La hipótesis de que la aparición de sustancias distintas a las previstas en las pruebas periciales ordenadas ahora por el Tribunal pueda tener una incidencia decisiva en la sentencia o de que la dimisión del presidente de la CNMV -el árbitro se va porque los hooligans locales no le dejan aplicar el reglamento cuando el equipo de casa hace trampas- vaya a dañar gravemente los ratings de confianza de la inversión extranjera en España, ni siquiera se le pasan por la imaginación. No es casualidad que la miopía y la soberbia caminen tantas veces de la mano...
Más dura será la caída. Yo mantengo mi particular pulso con esa significativa minoría de la sociedad española -incluida una parte de nuestros lectores- que considera a Zapatero la encarnación del mal y que da por segura la existencia de compromisos secretos que vinculan el 11-M con la rendición ante ETA. Yo no veo ese monstruo que algunos dibujan y acusar sin pruebas es tan fácil como poco serio.
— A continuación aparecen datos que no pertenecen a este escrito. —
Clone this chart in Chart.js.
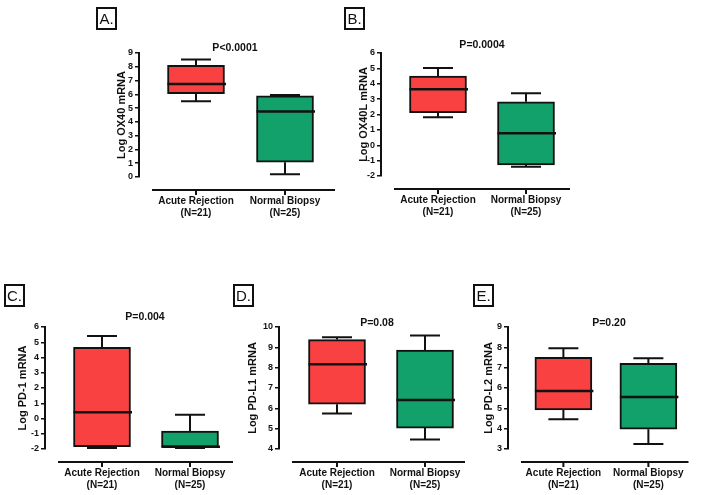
<!DOCTYPE html>
<html>
<head>
<meta charset="utf-8">
<title>OX40 / PD-1 box plots</title>
<script src="https://cdn.jsdelivr.net/npm/chart.js@4.4.1/dist/chart.umd.min.js"></script>
<style>
  body { margin: 0; background: #fff; font-family: "Liberation Sans", Arial, sans-serif; }
  #wrap { position: relative; width: 703px; height: 495px; overflow: hidden; }
  canvas { position: absolute; left: 0; top: 0; }
  .tag { position: absolute; border: 2px solid #111; width: 17px; height: 19px; line-height: 19px;
         font-size: 15px; text-align: center; color: #111; }
</style>
</head>
<body>
<div id="wrap"></div>
<script>
// ---- data ----
const groups = [["Acute Rejection", "(N=21)"], ["Normal Biopsy", "(N=25)"]];
const panelTags = ["A.", "B.", "C.", "D.", "E."];
const yTitles = ["Log OX40 mRNA", "Log OX40L mRNA", "Log PD-1 mRNA", "Log PD-L1 mRNA", "Log PD-L2 mRNA"];
const pValues = ["P<0.0001", "P=0.0004", "P=0.004", "P=0.08", "P=0.20"];
const yMin = [0, -2, -2, 4, 3];
const yMax = [9, 6, 6, 10, 9];
// per panel: [acute rejection, normal biopsy]
const whiskerLow  = [[5.5, 0.2],  [1.82, -1.4],  [-1.93, -1.93], [5.75, 4.47], [4.46, 3.25]];
const q1          = [[6.05, 1.07],[2.12, -1.28], [-1.85, -1.88], [6.2, 5.03],  [4.92, 3.97]];
const median      = [[6.75, 4.75],[3.64, 0.78],  [0.41, -1.86],  [8.17, 6.41], [5.85, 5.56]];
const q3          = [[8.1, 5.9],  [4.5, 2.83],   [4.67, -0.82],  [9.38, 8.87], [7.51, 7.21]];
const whiskerHigh = [[8.52, 5.95],[5.02, 3.38],  [5.41, 0.25],   [9.5, 9.58],  [7.95, 7.46]];

const boxColors = ["#fa4141", "#12a06b"];

// ---- where each panel sits on the page ----
const frames = [
  {axis: 139, top: 53,  bottom: 177, right: 335, t1: 196, t2: 285, titleX: 122, px: 235, py: 48,  tag: [96, 7]},
  {axis: 381, top: 53,  bottom: 176, right: 570, t1: 438, t2: 526, titleX: 364, px: 482, py: 45,  tag: [344, 7]},
  {axis: 45,  top: 327, bottom: 449, right: 233, t1: 102, t2: 190, titleX: 23,  px: 145, py: 317, tag: [4, 284]},
  {axis: 279, top: 327, bottom: 449, right: 465, t1: 337, t2: 425, titleX: 253, px: 377, py: 323, tag: [233, 284]},
  {axis: 508, top: 327, bottom: 449, right: 697, t1: 566, t2: 655, titleX: 489, px: 609, py: 323, tag: [473, 284]}
];

const W = 703, H = 495;
const FONT = '"Liberation Sans", Arial, sans-serif';

// whiskers, medians, detached x axis line and the P value
const boxExtras = {
  id: 'boxExtras',
  afterDatasetsDraw(chart) {
    const k = chart.options.plugins.boxExtras.panel;
    const f = frames[k];
    const {ctx, chartArea, scales: {x, y}} = chart;
    ctx.save();
    ctx.strokeStyle = '#111';
    ctx.lineCap = 'butt';
    for (let i = 0; i < 2; i++) {
      const cx = x.getPixelForValue(i + 1);
      ctx.lineWidth = 2;
      ctx.beginPath();
      ctx.moveTo(cx, y.getPixelForValue(q3[k][i]));
      ctx.lineTo(cx, y.getPixelForValue(whiskerHigh[k][i]));
      ctx.moveTo(cx - 15, y.getPixelForValue(whiskerHigh[k][i]));
      ctx.lineTo(cx + 15, y.getPixelForValue(whiskerHigh[k][i]));
      ctx.moveTo(cx, y.getPixelForValue(q1[k][i]));
      ctx.lineTo(cx, y.getPixelForValue(whiskerLow[k][i]));
      ctx.moveTo(cx - 15, y.getPixelForValue(whiskerLow[k][i]));
      ctx.lineTo(cx + 15, y.getPixelForValue(whiskerLow[k][i]));
      ctx.stroke();
      ctx.lineWidth = 2.5;
      ctx.beginPath();
      ctx.moveTo(cx - 28.5, y.getPixelForValue(median[k][i]));
      ctx.lineTo(cx + 30, y.getPixelForValue(median[k][i]));
      ctx.stroke();
    }
    // x axis, drawn apart from the y axis
    const ly = chartArea.bottom + 13;
    ctx.lineWidth = 2;
    ctx.beginPath();
    ctx.moveTo(chartArea.left + 13, ly);
    ctx.lineTo(chartArea.right, ly);
    for (let i = 0; i < 2; i++) {
      const cx = x.getPixelForValue(i + 1);
      ctx.moveTo(cx, ly);
      ctx.lineTo(cx, ly + 5);
    }
    ctx.stroke();
    ctx.fillStyle = '#111';
    ctx.font = 'bold 10.5px ' + FONT;
    ctx.textAlign = 'center';
    ctx.textBaseline = 'middle';
    ctx.fillText(pValues[k], f.px, f.py);
    ctx.restore();
  }
};

const wrap = document.getElementById('wrap');

function makePanel(k) {
  const f = frames[k];
  const unit = f.t2 - f.t1;
  const xMin = 1 - (f.t1 - f.axis) / unit;
  const xMax = 2 + (f.right - f.t2) / unit;
  const yWidth = f.axis - f.titleX + 10.6;
  const xHeight = 45;

  const canvas = document.createElement('canvas');
  canvas.width = W;
  canvas.height = H;
  wrap.appendChild(canvas);

  const tag = document.createElement('div');
  tag.className = 'tag';
  tag.textContent = panelTags[k];
  tag.style.left = f.tag[0] + 'px';
  tag.style.top = f.tag[1] + 'px';
  wrap.appendChild(tag);

  return new Chart(canvas, {
    type: 'bar',
    data: {
      datasets: [{
        data: [
          {x: 1, y: [q1[k][0], q3[k][0]]},
          {x: 2, y: [q1[k][1], q3[k][1]]}
        ],
        backgroundColor: boxColors,
        borderColor: '#111',
        borderWidth: 2,
        borderSkipped: false,
        barThickness: 57
      }]
    },
    options: {
      responsive: false,
      animation: false,
      devicePixelRatio: 1,
      layout: {
        padding: {
          left: f.axis - yWidth,
          top: f.top,
          right: W - f.right,
          bottom: H - f.bottom - xHeight
        }
      },
      plugins: {
        legend: {display: false},
        tooltip: {enabled: false},
        boxExtras: {panel: k}
      },
      scales: {
        x: {
          type: 'linear',
          offset: false,
          min: xMin,
          max: xMax,
          afterBuildTicks: (scale) => { scale.ticks = [{value: 1}, {value: 2}]; },
          afterFit: (scale) => { scale.height = xHeight; },
          grid: {display: false, drawTicks: false},
          border: {display: false},
          ticks: {
            padding: 18,
            autoSkip: false,
            maxRotation: 0,
            color: '#111',
            font: {family: FONT, size: 10, weight: 'bold', lineHeight: 1.2},
            callback: (v) => groups[v - 1]
          }
        },
        y: {
          min: yMin[k],
          max: yMax[k],
          afterFit: (scale) => { scale.width = yWidth; },
          border: {display: true, color: '#111', width: 2},
          grid: {drawOnChartArea: false, drawTicks: true, tickLength: 4, color: '#111', lineWidth: 1.5},
          ticks: {
            stepSize: 1,
            autoSkip: false,
            padding: 2,
            color: '#111',
            font: {family: FONT, size: 9, weight: 'bold'}
          },
          title: {
            display: true,
            text: yTitles[k],
            color: '#111',
            font: {family: FONT, size: 11, weight: 'bold'}
          }
        }
      }
    },
    plugins: [boxExtras]
  });
}

for (let k = 0; k < frames.length; k++) {
  makePanel(k);
}
</script>
</body>
</html>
Ahora bien, semana tras semana insisto en subrayar sus gravísimos errores y con la mirada puesta en el horizonte pienso que vamos de mal en peor y que si Zapatero no rectifica serán los acontecimientos los que le rectificarán a él.
La diferencia es que la maldad no tiene cura y hasta las mayores equivocaciones pueden enderezarse. Ser corto de vista en política tiene solución con una buena terapia a base de rayos de realidad y si Zapatero no necesitó ni siquiera un Lexatin para que le arreglaran la córnea, también puede levantarse una mañana, admitir lo erróneo de sus enfoques y hacer suyas las recetas que durante los últimos 30 años han funcionado siempre. Fíjense si lo tiene fácil: le bastaría reconocer que el mundo sin lentillas se ve de otra manera. Aún tiene tiempo de reinventarse a sí mismo de aquí a las generales. ¿Es esto un nuevo acto de fe en el más improbable de los milagros? No, más bien una severa advertencia de que, tal y como les ocurrió ya a varios de sus antecesores, de seguir las cosas por este camino, llegará un día en que un inesperado ventarrón derrumbará el castillo de naipes y, por emplear las bien conocidas palabras de Faulkner, Zapatero se sentirá injustamente azotado «por la ceguera del destino» cuando en realidad estará siendo «víctima -contumaz- de su propia miopía». Lo suyo entonces ya no tendrá remedio.